(Records with drawing code)
• • • •
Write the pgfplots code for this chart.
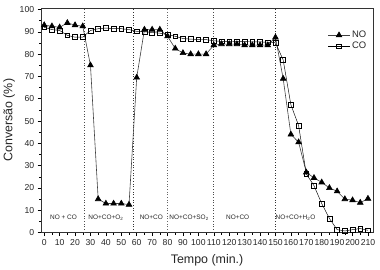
\documentclass[border=0pt]{standalone}
\usepackage{fontspec}
\setmainfont{Liberation Sans}
\usepackage{pgfplots}
\pgfplotsset{compat=1.18}
\begin{document}
\begin{tikzpicture}
\begin{axis}[
  scale only axis,
  width=334pt, height=226pt,
  xmin=-2, xmax=213.3, ymin=0, ymax=100.7,
  xtick={0,10,...,210}, ytick={0,10,...,100},
  minor x tick num=1, minor y tick num=1,
  tick align=outside, tick pos=left,
  major tick length=3.5pt, minor tick length=2pt,
  tick style={black, line width=0.5pt},
  /pgf/number format/assume math mode=true,
  tick label style={font=\fontsize{8.7}{9}\selectfont, text=black!85},
  xlabel={Tempo (min.)}, ylabel={Conversão (\%)},
  label style={font=\fontsize{12.5}{13}\selectfont, text=black!85},
  xlabel style={yshift=-2pt},
  ylabel style={yshift=-2pt},
  axis line style={black!80, line width=0.6pt},
  legend style={draw=none, fill=none, at={(0.995,0.915)}, anchor=north east,
    font=\fontsize{9.5}{10}\selectfont, row sep=-1pt, text=black!85},
  legend cell align=left,
  legend image code/.code={\draw[mark repeat=2,mark phase=2] plot coordinates {(0cm,0cm) (0.38cm,0cm) (0.76cm,0cm)};},
]
\addplot[black!70, dotted, line width=0.7pt, forget plot] coordinates {(26,0) (26,100.7)};
\addplot[black!80, dotted, line width=0.7pt, forget plot] coordinates {(58,0) (58,100.7)};
\addplot[black!60, dotted, line width=0.7pt, forget plot] coordinates {(80,0) (80,100.7)};
\addplot[black!70, dotted, line width=0.7pt, forget plot] coordinates {(110,0) (110,100.7)};
\addplot[black!80, dotted, line width=0.7pt, forget plot] coordinates {(150,0) (150,100.7)};

\addplot[black!75, line width=0.6pt, mark=triangle*, mark size=3.3pt,
  mark options={solid, fill=black, draw=black}] coordinates {
(0,93) (5,92.5) (10,92) (15,94) (20,93) (25,92.5) (30,75)
(35,15) (40,13) (45,13) (50,13) (55,12.5)
(60,69.5) (65,91) (70,91) (75,91) (80,88) (85,82.5)
(90,80.5) (95,80) (100,80) (105,80)
(110,84) (115,84.5) (120,84.5) (125,84.5) (130,84) (135,84) (140,84) (145,84)
(150,87.5) (155,69) (160,44) (165,40.5) (170,27) (175,24.5) (180,22.5)
(185,20) (190,18.5) (195,15) (200,14.5) (205,13.4) (210,15.2)
};
\addlegendentry{NO}
\addplot[black, line width=0.45pt, mark=square, mark size=2.4pt,
  mark options={solid, fill=white, draw=black, line width=0.6pt}] coordinates {
(0,92) (5,91) (10,90.6) (15,88.4) (20,87.6) (25,87.6) (30,90.6)
(35,91.4) (40,91.7) (45,91.4) (50,91.4) (55,91) (60,90.2) (65,90)
(70,89.7) (75,89.4) (80,88.7) (85,88) (90,87) (95,86.7) (100,86.6) (105,86.5)
(110,86) (115,85.7) (120,85.7) (125,85.6) (130,85.6) (135,85.5) (140,85.5) (145,85.3)
(150,85.1) (155,77.4) (160,57.3) (165,48) (170,26.3) (175,21) (180,13)
(185,6.3) (190,1.3) (195,0.7) (200,1.3) (205,1.8) (210,1)
};
\addlegendentry{CO}

\begin{scope}[every node/.style={font=\fontsize{6.5}{7}\selectfont, text=black!85}]
\node at (axis cs:12.5,6.7) {NO + CO};
\node at (axis cs:40,6.7) {NO+CO+O\textsubscript{2}};
\node at (axis cs:69.5,6.7) {NO+CO};
\node at (axis cs:94,6.7) {NO+CO+SO\textsubscript{2}};
\node at (axis cs:125.5,6.7) {NO+CO};
\node at (axis cs:163,6.7) {NO+CO+H\textsubscript{2}O};
\end{scope}
\end{axis}
\path (current axis.north east) ++(7pt,8pt);
\end{tikzpicture}
\end{document}
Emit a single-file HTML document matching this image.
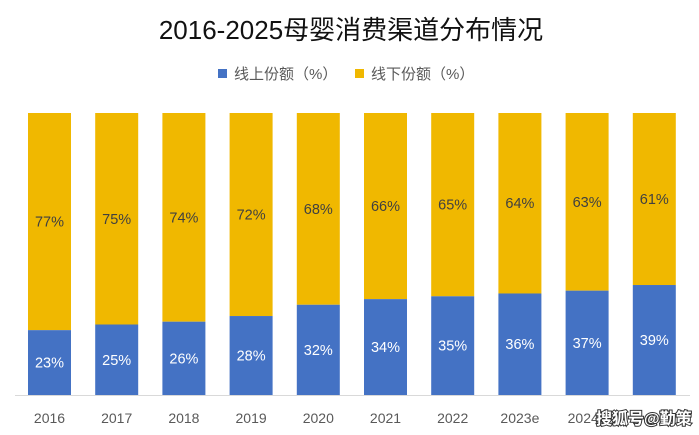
<!DOCTYPE html>
<html><head><meta charset="utf-8"><style>
body{margin:0;width:699px;height:435px;background:#fff;overflow:hidden;position:relative;font-family:"Liberation Sans","Noto Sans CJK SC",sans-serif}
</style></head><body>
<svg width="699" height="435" style="position:absolute;left:0;top:0" font-family="Liberation Sans, Noto Sans CJK SC, sans-serif">
<text x="351" y="39" text-anchor="middle" font-size="26" fill="#111">2016-2025母婴消费渠道分布情况</text>
<rect x="218" y="69" width="9" height="9" fill="#4472C4"/>
<text x="234" y="79" font-size="15" fill="#595959">线上份额（%）</text>
<rect x="355" y="69" width="9" height="9" fill="#F0B800"/>
<text x="371" y="79" font-size="15" fill="#595959">线下份额（%）</text>
<line x1="15" y1="395.5" x2="690" y2="395.5" stroke="#d9d9d9" stroke-width="1"/>
<g id="bars"></g>
<text x="596" y="424" font-size="16" font-weight="bold" fill="#fff" stroke="#333" stroke-width="2" paint-order="stroke">搜狐号@勤策</text>
</svg>
<script>
var b=[23,25,26,28,32,34,35,36,37,39],y=[77,75,74,72,68,66,65,64,63,61],l=["2016","2017","2018","2019","2020","2021","2022","2023e","2024e","2025e"];
var g=document.getElementById('bars'),h='';
for(var i=0;i<10;i++){var x=28+i*67.2,bh=282*b[i]/100,bt=395-bh;
h+='<rect x="'+x+'" y="113" width="43" height="'+(bt-113)+'" fill="#F0B800"/>';
h+='<rect x="'+x+'" y="'+bt+'" width="43" height="'+bh+'" fill="#4472C4"/>';
h+='<text x="'+(x+21.5)+'" y="'+((113+bt)/2+5)+'" text-anchor="middle" font-size="14.5" fill="#404040">'+y[i]+'%</text>';
h+='<text x="'+(x+21.5)+'" y="'+((bt+395)/2+5)+'" text-anchor="middle" font-size="14.5" fill="#fff">'+b[i]+'%</text>';
if(i<9)h+='<text x="'+(x+21.5)+'" y="423" text-anchor="middle" font-size="14" fill="#595959">'+l[i]+'</text>';}
g.innerHTML=h;
</script>
</body></html>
• • • •
Stated task: Pictures in the records above are left out; print everything else exactly as written.

Solution:
Write the pgfplots code for this chart.
\documentclass[border=0pt]{standalone}
\usepackage{fontspec}
\setmainfont{Liberation Sans}
\usepackage{pgfplots}
\pgfplotsset{compat=1.18}
\begin{document}
\begin{tikzpicture}
\begin{axis}[
  scale only axis,
  width=334pt, height=226pt,
  xmin=-2, xmax=213.3, ymin=0, ymax=100.7,
  xtick={0,10,...,210}, ytick={0,10,...,100},
  minor x tick num=1, minor y tick num=1,
  tick align=outside, tick pos=left,
  major tick length=3.5pt, minor tick length=2pt,
  tick style={black, line width=0.5pt},
  /pgf/number format/assume math mode=true,
  tick label style={font=\fontsize{8.7}{9}\selectfont, text=black!85},
  xlabel={Tempo (min.)}, ylabel={Conversão (\%)},
  label style={font=\fontsize{12.5}{13}\selectfont, text=black!85},
  xlabel style={yshift=-2pt},
  ylabel style={yshift=-2pt},
  axis line style={black!80, line width=0.6pt},
  legend style={draw=none, fill=none, at={(0.995,0.915)}, anchor=north east,
    font=\fontsize{9.5}{10}\selectfont, row sep=-1pt, text=black!85},
  legend cell align=left,
  legend image code/.code={\draw[mark repeat=2,mark phase=2] plot coordinates {(0cm,0cm) (0.38cm,0cm) (0.76cm,0cm)};},
]
\addplot[black!70, dotted, line width=0.7pt, forget plot] coordinates {(26,0) (26,100.7)};
\addplot[black!80, dotted, line width=0.7pt, forget plot] coordinates {(58,0) (58,100.7)};
\addplot[black!60, dotted, line width=0.7pt, forget plot] coordinates {(80,0) (80,100.7)};
\addplot[black!70, dotted, line width=0.7pt, forget plot] coordinates {(110,0) (110,100.7)};
\addplot[black!80, dotted, line width=0.7pt, forget plot] coordinates {(150,0) (150,100.7)};

\addplot[black!75, line width=0.6pt, mark=triangle*, mark size=3.3pt,
  mark options={solid, fill=black, draw=black}] coordinates {
(0,93) (5,92.5) (10,92) (15,94) (20,93) (25,92.5) (30,75)
(35,15) (40,13) (45,13) (50,13) (55,12.5)
(60,69.5) (65,91) (70,91) (75,91) (80,88) (85,82.5)
(90,80.5) (95,80) (100,80) (105,80)
(110,84) (115,84.5) (120,84.5) (125,84.5) (130,84) (135,84) (140,84) (145,84)
(150,87.5) (155,69) (160,44) (165,40.5) (170,27) (175,24.5) (180,22.5)
(185,20) (190,18.5) (195,15) (200,14.5) (205,13.4) (210,15.2)
};
\addlegendentry{NO}
\addplot[black, line width=0.45pt, mark=square, mark size=2.4pt,
  mark options={solid, fill=white, draw=black, line width=0.6pt}] coordinates {
(0,92) (5,91) (10,90.6) (15,88.4) (20,87.6) (25,87.6) (30,90.6)
(35,91.4) (40,91.7) (45,91.4) (50,91.4) (55,91) (60,90.2) (65,90)
(70,89.7) (75,89.4) (80,88.7) (85,88) (90,87) (95,86.7) (100,86.6) (105,86.5)
(110,86) (115,85.7) (120,85.7) (125,85.6) (130,85.6) (135,85.5) (140,85.5) (145,85.3)
(150,85.1) (155,77.4) (160,57.3) (165,48) (170,26.3) (175,21) (180,13)
(185,6.3) (190,1.3) (195,0.7) (200,1.3) (205,1.8) (210,1)
};
\addlegendentry{CO}

\begin{scope}[every node/.style={font=\fontsize{6.5}{7}\selectfont, text=black!85}]
\node at (axis cs:12.5,6.7) {NO + CO};
\node at (axis cs:40,6.7) {NO+CO+O\textsubscript{2}};
\node at (axis cs:69.5,6.7) {NO+CO};
\node at (axis cs:94,6.7) {NO+CO+SO\textsubscript{2}};
\node at (axis cs:125.5,6.7) {NO+CO};
\node at (axis cs:163,6.7) {NO+CO+H\textsubscript{2}O};
\end{scope}
\end{axis}
\path (current axis.north east) ++(7pt,8pt);
\end{tikzpicture}
\end{document}
Emit a single-file HTML document matching this image.
<!DOCTYPE html>
<html><head><meta charset="utf-8"><style>
body{margin:0;width:699px;height:435px;background:#fff;overflow:hidden;position:relative;font-family:"Liberation Sans","Noto Sans CJK SC",sans-serif}
</style></head><body>
<svg width="699" height="435" style="position:absolute;left:0;top:0" font-family="Liberation Sans, Noto Sans CJK SC, sans-serif">
<text x="351" y="39" text-anchor="middle" font-size="26" fill="#111">2016-2025母婴消费渠道分布情况</text>
<rect x="218" y="69" width="9" height="9" fill="#4472C4"/>
<text x="234" y="79" font-size="15" fill="#595959">线上份额（%）</text>
<rect x="355" y="69" width="9" height="9" fill="#F0B800"/>
<text x="371" y="79" font-size="15" fill="#595959">线下份额（%）</text>
<line x1="15" y1="395.5" x2="690" y2="395.5" stroke="#d9d9d9" stroke-width="1"/>
<g id="bars"></g>
<text x="596" y="424" font-size="16" font-weight="bold" fill="#fff" stroke="#333" stroke-width="2" paint-order="stroke">搜狐号@勤策</text>
</svg>
<script>
var b=[23,25,26,28,32,34,35,36,37,39],y=[77,75,74,72,68,66,65,64,63,61],l=["2016","2017","2018","2019","2020","2021","2022","2023e","2024e","2025e"];
var g=document.getElementById('bars'),h='';
for(var i=0;i<10;i++){var x=28+i*67.2,bh=282*b[i]/100,bt=395-bh;
h+='<rect x="'+x+'" y="113" width="43" height="'+(bt-113)+'" fill="#F0B800"/>';
h+='<rect x="'+x+'" y="'+bt+'" width="43" height="'+bh+'" fill="#4472C4"/>';
h+='<text x="'+(x+21.5)+'" y="'+((113+bt)/2+5)+'" text-anchor="middle" font-size="14.5" fill="#404040">'+y[i]+'%</text>';
h+='<text x="'+(x+21.5)+'" y="'+((bt+395)/2+5)+'" text-anchor="middle" font-size="14.5" fill="#fff">'+b[i]+'%</text>';
if(i<9)h+='<text x="'+(x+21.5)+'" y="423" text-anchor="middle" font-size="14" fill="#595959">'+l[i]+'</text>';}
g.innerHTML=h;
</script>
</body></html>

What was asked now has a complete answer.